Hot Mess: Volume 12

On this week’s “Good god, look who favorited me!” – HJV17
This man is the vanilla ice cream at the ice cream shop. Or to use a fish-in-the-sea metaphor, this man is breaded fish stick. No one’s really sure what’s in it, but it might be fish.


Reasons HJV17 and I will never go on a date: 

  1. His headline, “Looking to meet new people” was recently updated. Before that he just had, “I’m here to send countless emails and winks to women who will never have sex with me.”
  2. His user name is one character away from the scariest STD in the world.
  3. He’s 37 and seeking women 18+. Six years older would be much too old, but 19 years younger is kosher AND legal.
  4. His entire “About Me” is 32 words, if you include “etc.” and he probably just threw that in to meet the 200 character minimum.
  5. He’s another gray silhouette, and I’m usually into the three-dimensional types.

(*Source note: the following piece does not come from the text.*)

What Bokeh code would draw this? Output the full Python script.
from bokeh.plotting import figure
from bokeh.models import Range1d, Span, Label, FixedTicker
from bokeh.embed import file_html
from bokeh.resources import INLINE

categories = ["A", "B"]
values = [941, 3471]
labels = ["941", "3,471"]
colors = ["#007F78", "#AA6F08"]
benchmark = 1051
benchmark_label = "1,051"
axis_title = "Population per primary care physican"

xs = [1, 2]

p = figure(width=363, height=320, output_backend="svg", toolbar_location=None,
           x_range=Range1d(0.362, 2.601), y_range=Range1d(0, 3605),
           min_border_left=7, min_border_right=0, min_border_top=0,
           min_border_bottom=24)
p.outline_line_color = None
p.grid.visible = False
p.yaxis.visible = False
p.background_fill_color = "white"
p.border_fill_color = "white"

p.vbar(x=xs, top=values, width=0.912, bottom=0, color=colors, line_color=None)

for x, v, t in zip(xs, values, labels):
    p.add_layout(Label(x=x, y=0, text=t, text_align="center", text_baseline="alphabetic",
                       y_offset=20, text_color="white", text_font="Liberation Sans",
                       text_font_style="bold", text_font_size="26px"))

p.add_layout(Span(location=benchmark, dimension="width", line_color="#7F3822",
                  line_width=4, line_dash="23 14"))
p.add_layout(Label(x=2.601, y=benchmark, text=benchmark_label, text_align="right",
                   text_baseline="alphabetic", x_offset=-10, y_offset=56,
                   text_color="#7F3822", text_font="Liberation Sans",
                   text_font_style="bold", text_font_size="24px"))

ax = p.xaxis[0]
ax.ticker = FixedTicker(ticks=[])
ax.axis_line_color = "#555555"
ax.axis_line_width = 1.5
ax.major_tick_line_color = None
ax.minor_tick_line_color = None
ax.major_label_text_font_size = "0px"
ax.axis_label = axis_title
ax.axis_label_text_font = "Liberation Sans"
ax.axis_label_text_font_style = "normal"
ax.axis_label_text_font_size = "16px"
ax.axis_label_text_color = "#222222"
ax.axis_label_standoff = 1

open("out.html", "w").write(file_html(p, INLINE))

Is this in appropriate occasion to say, “Fuck my life”?


Hot Mess: Volume 11

In general, I have pretty high self-esteem, some might even call it “cockiness.”

I know I’m not all that painful on the eyes. I’m pretty witty, laidback, self-sufficient, and low-maintenance. Also, I could probably kick your ass. This is, perhaps, why I’m perpetually the best friend with whom people really SHOULD be in love, but… There’s always a big “but”…

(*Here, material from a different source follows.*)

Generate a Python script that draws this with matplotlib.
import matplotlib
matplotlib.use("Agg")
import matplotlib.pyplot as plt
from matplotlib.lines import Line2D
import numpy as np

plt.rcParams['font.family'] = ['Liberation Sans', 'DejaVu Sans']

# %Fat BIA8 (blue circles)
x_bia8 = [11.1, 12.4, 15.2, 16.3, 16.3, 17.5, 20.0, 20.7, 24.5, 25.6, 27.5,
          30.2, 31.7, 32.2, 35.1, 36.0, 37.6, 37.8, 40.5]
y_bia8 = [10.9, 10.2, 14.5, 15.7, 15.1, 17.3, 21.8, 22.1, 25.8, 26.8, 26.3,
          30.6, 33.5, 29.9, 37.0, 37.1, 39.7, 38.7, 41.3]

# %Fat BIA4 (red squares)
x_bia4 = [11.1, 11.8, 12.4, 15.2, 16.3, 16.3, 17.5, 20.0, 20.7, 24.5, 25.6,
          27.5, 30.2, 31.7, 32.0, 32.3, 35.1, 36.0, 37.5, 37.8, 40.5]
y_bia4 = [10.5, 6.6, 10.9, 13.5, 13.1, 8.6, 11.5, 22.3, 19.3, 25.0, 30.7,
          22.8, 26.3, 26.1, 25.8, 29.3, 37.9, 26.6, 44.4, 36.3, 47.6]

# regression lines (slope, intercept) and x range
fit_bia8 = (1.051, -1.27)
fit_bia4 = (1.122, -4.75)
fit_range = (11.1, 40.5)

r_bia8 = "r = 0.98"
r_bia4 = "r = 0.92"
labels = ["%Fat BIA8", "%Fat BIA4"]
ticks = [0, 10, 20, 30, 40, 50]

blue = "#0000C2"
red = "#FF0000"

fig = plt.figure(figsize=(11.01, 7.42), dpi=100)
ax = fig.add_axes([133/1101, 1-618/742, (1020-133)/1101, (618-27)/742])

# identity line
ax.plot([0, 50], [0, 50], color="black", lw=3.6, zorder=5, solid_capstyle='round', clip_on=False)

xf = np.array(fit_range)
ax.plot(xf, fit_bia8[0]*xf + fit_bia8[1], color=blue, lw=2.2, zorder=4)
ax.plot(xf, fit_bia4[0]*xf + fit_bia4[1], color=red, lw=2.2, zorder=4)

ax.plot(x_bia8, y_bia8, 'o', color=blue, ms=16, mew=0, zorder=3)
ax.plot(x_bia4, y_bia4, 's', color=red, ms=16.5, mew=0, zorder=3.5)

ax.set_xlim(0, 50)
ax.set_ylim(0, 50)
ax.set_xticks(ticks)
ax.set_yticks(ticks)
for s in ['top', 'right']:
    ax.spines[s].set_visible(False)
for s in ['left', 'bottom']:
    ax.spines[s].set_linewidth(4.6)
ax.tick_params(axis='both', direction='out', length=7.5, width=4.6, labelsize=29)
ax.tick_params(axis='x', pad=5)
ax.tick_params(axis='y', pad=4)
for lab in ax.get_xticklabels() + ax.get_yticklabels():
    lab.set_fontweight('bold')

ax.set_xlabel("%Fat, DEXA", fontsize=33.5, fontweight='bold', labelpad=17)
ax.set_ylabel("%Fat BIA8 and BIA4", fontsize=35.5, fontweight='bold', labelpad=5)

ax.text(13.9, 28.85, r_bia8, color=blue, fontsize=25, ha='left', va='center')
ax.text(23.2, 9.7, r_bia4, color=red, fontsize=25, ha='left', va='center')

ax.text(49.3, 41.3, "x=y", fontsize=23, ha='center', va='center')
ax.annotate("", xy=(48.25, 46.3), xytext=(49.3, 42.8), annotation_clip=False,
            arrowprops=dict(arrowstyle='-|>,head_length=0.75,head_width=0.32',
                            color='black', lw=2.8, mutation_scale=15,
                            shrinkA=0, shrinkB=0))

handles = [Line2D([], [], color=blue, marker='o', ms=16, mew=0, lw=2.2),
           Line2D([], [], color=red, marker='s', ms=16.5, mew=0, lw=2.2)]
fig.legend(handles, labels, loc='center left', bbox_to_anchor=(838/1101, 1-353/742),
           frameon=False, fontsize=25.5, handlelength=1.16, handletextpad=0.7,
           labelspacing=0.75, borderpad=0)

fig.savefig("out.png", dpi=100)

I’m also aware that many women do not carry themselves with or feel the same sense of confidence that I do. Which is why this is such a terrible first message.

It’s a fucking virtual head pat.

This message says:

  • You seem nice. Too bad your life blows.
  • I’m not quite sure why no-one wants you, but there must be a reason.
  • You seem hot, so you must be crazy.
  • I don’t understand why cupid keeps making you gargle his sweaty balls. You seem cool enough to me.

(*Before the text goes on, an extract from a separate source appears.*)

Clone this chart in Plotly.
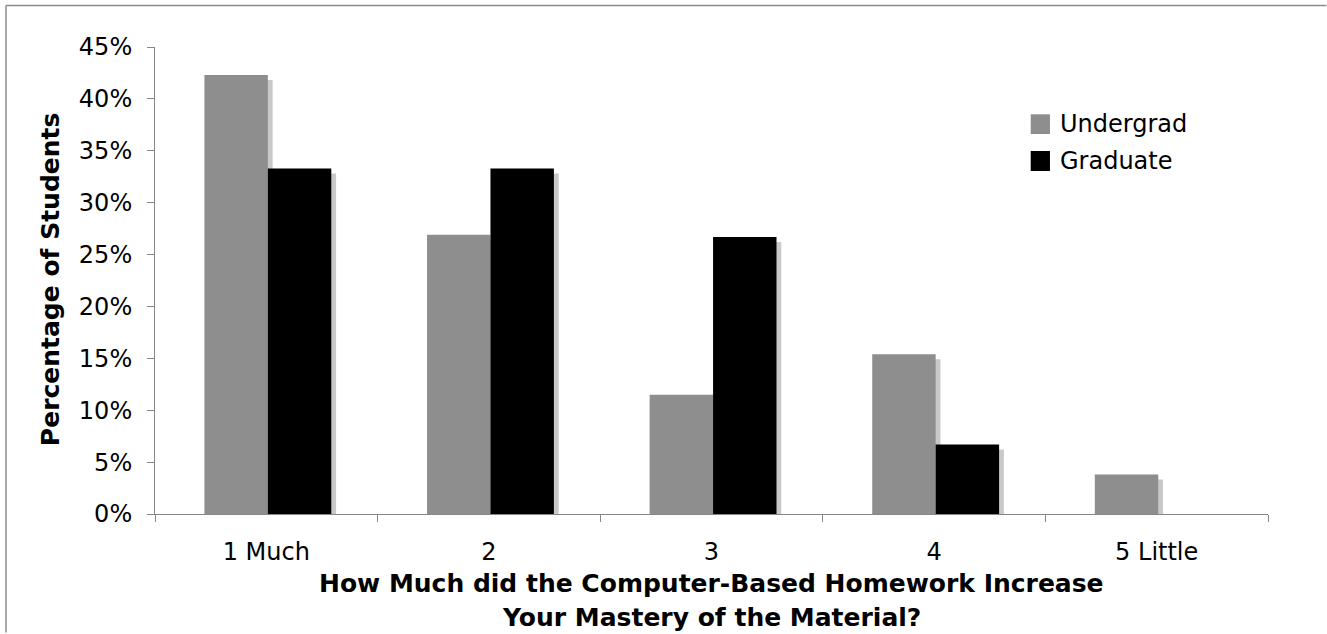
import plotly.graph_objects as go

# Survey responses: share of students per rating
categories = ["1 Much", "2", "3", "4", "5 Little"]
undergrad = [42.3, 26.9, 11.5, 15.4, 3.8]
graduate = [33.3, 33.3, 26.7, 6.7, 0.0]
y_ticks = [0, 5, 10, 15, 20, 25, 30, 35, 40, 45]
y_tick_text = [f"{v}%" for v in y_ticks]

FONT = "DejaVu Sans"
AXIS_GREY = "#868686"
UG_COLOR = "#8e8e8e"
GR_COLOR = "#000000"
SHADOW = "#c9c9c9"

BAR_W = 0.285
UG_OFF = -0.278
GR_OFF = 0.007
SH_DX = 0.0215   # shadow shift to the right (category units)
SH_DY = 0.48     # shadow drop (percentage points)

fig = go.Figure()

# drop shadows behind each bar
for vals, off in ((undergrad, UG_OFF), (graduate, GR_OFF)):
    fig.add_trace(go.Bar(
        x=categories, y=[max(v - SH_DY, 0) for v in vals],
        offset=off + SH_DX, width=BAR_W,
        marker=dict(color=SHADOW, line=dict(width=0)),
        showlegend=False, hoverinfo="skip",
    ))

fig.add_trace(go.Bar(
    x=categories, y=undergrad, name="Undergrad",
    offset=UG_OFF, width=BAR_W,
    marker=dict(color=UG_COLOR, line=dict(width=0)),
    showlegend=False,
))
fig.add_trace(go.Bar(
    x=categories, y=graduate, name="Graduate",
    offset=GR_OFF, width=BAR_W,
    marker=dict(color=GR_COLOR, line=dict(width=0)),
    showlegend=False,
))

# legend drawn as swatches + labels
legend_items = [("Undergrad", UG_COLOR, 0.8137, 0.8559, 0.8351),
                ("Graduate", GR_COLOR, 0.7345, 0.7773, 0.7559)]
shapes = []
annotations = []
for label, col, y0, y1, yt in legend_items:
    shapes.append(dict(type="rect", xref="paper", yref="paper",
                       x0=0.7868, x1=0.8041, y0=y0, y1=y1,
                       fillcolor=col, line=dict(width=0)))
    annotations.append(dict(text=label, xref="paper", yref="paper",
                            x=0.8113, y=yt, xanchor="left", yanchor="middle",
                            showarrow=False, font=dict(family=FONT, size=24, color="black")))

# outer frame (top and left edges), stopping short of the page's right edge
frame = dict(color="#8c8c8c", width=1.5)
shapes.append(dict(type="line", xref="paper", yref="paper",
                   x0=-0.1339, x1=1.0525, y0=1.0889, y1=1.0889, line=frame, layer="below"))
shapes.append(dict(type="line", xref="paper", yref="paper",
                   x0=-0.1339, x1=-0.1339, y0=-0.2537, y1=1.0889, line=frame, layer="below"))

annotations += [
    dict(text="<b>Percentage of Students</b>", xref="paper", yref="paper",
         x=-0.0943, y=0.503, textangle=-90, showarrow=False,
         xanchor="center", yanchor="middle",
         font=dict(family=FONT, size=25, color="black")),
    dict(text="<b>How Much did the Computer-Based Homework Increase</b>",
         xref="paper", yref="paper", x=0.5, y=-0.1478, showarrow=False,
         xanchor="center", yanchor="middle",
         font=dict(family=FONT, size=25, color="black")),
    dict(text="<b>Your Mastery of the Material?</b>",
         xref="paper", yref="paper", x=0.5, y=-0.2206, showarrow=False,
         xanchor="center", yanchor="middle",
         font=dict(family=FONT, size=25, color="black")),
]

fig.update_layout(
    width=1327, height=634,
    margin=dict(l=155, r=59, t=47, b=120, pad=0),
    paper_bgcolor="white", plot_bgcolor="white",
    barmode="overlay",
    font=dict(family=FONT, size=24, color="black"),
    shapes=shapes, annotations=annotations,
    xaxis=dict(
        type="category", categoryorder="array", categoryarray=categories,
        showline=True, linecolor=AXIS_GREY, linewidth=1,
        ticks="outside", tickson="boundaries", ticklen=7, tickcolor=AXIS_GREY,
        showgrid=False, zeroline=False, ticklabelstandoff=16,
        tickfont=dict(family=FONT, size=24, color="black"),
    ),
    yaxis=dict(
        range=[0, 45], tickvals=y_ticks, ticktext=y_tick_text,
        showline=True, linecolor=AXIS_GREY, linewidth=1,
        ticks="outside", ticklen=7, tickcolor=AXIS_GREY,
        showgrid=False, zeroline=False, ticklabelstandoff=10,
        tickfont=dict(family=FONT, size=24, color="black"),
    ),
)

fig.write_html(
    "out.html",
    config={"displayModeBar": False},
    post_script="document.body.style.margin='0';document.body.style.overflow='hidden';",
)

To add to the low blow, one knows it’s from someone who’s in exactly the same position, someone who thinks he’s a pretty good catch, despite the fact that he’s fictionally 92 years old and who has many interests not limited to, but including, women between the ages of 18 and 45.

Nothing says, “I’m just looking for a someone with (semi)functioning female parts” like a thirty year age range.
Don’t give me any of that, “Age is just a number” bullshit. No one says that or believes it except teenage girls who think they’re in love with guys old enough to buy them liquor, child molesters, old rich guys with trophy wives, and the gold-diggers waiting for them to die.

This message is only a confirmation for my “fuck it” inclination. Until my membership runs out, Match’s sole purpose is for providing me with entertainment while I get matched with myself and heal from their previous “matches”.